The New Map of Influence
We often talk about the "Greater Bay Area" as a bureaucratic term, a map drawn by planners in an office. But on the ground, it looks like a seamless blur of high-speed rail and WeChat Pay transactions.
A entrepreneur can have breakfast in his villa in Guangzhou, take the train to West Kowloon for a lunch meeting with his hedge fund manager, and be back home in time for dinner. This proximity is the "killer app" that Singapore, for all its brilliance, cannot replicate. You cannot move a city closer to the source of its wealth.
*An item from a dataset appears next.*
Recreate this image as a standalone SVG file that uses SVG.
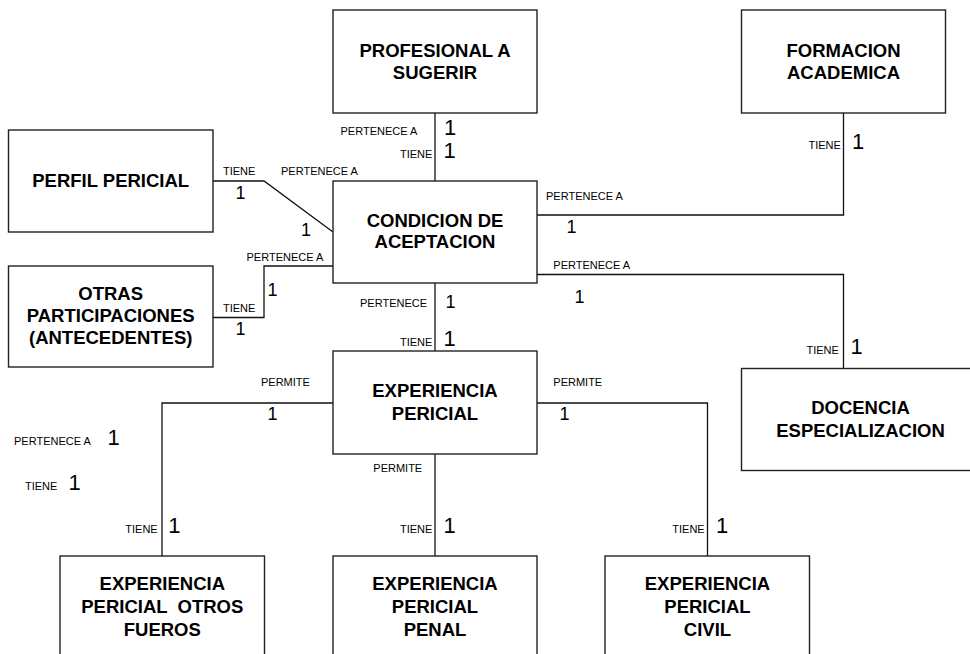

The rise in numbers we see in the headlines is the result of this integration. The "border" is becoming a skin rather than a wall—porous, protective, and vital.
The Weight of the Future
As our meeting ends, Mr. Chen doesn't look like a man who has "won." He looks like a man who is carrying a very heavy backpack.
The rise of the ultra-wealthy in Mainland China and the accelerated growth of Hong Kong are two sides of the same coin. One is the engine; the other is the gearbox. Without the gearbox, the engine revs until it breaks. Without the engine, the gearbox is just a collection of useless parts.
The numbers tell us the machine is humming. They tell us that despite the whispers of decline, the concentration of capital in this corner of the world is reaching a critical mass.
Wealth is a ghost. It moves silently, it haunts those who possess it, and it flees at the first sign of trouble. Right now, that ghost is making its home in the high-rises overlooking Victoria Harbour. It is settling in, unpacking its bags, and preparing for a very long stay.
Mr. Chen stands up, finally stops checking his watch, and looks out at the water. The ferries are crossing back and forth, tireless and rhythmic, carrying people between two worlds that have finally realized they cannot survive without each other.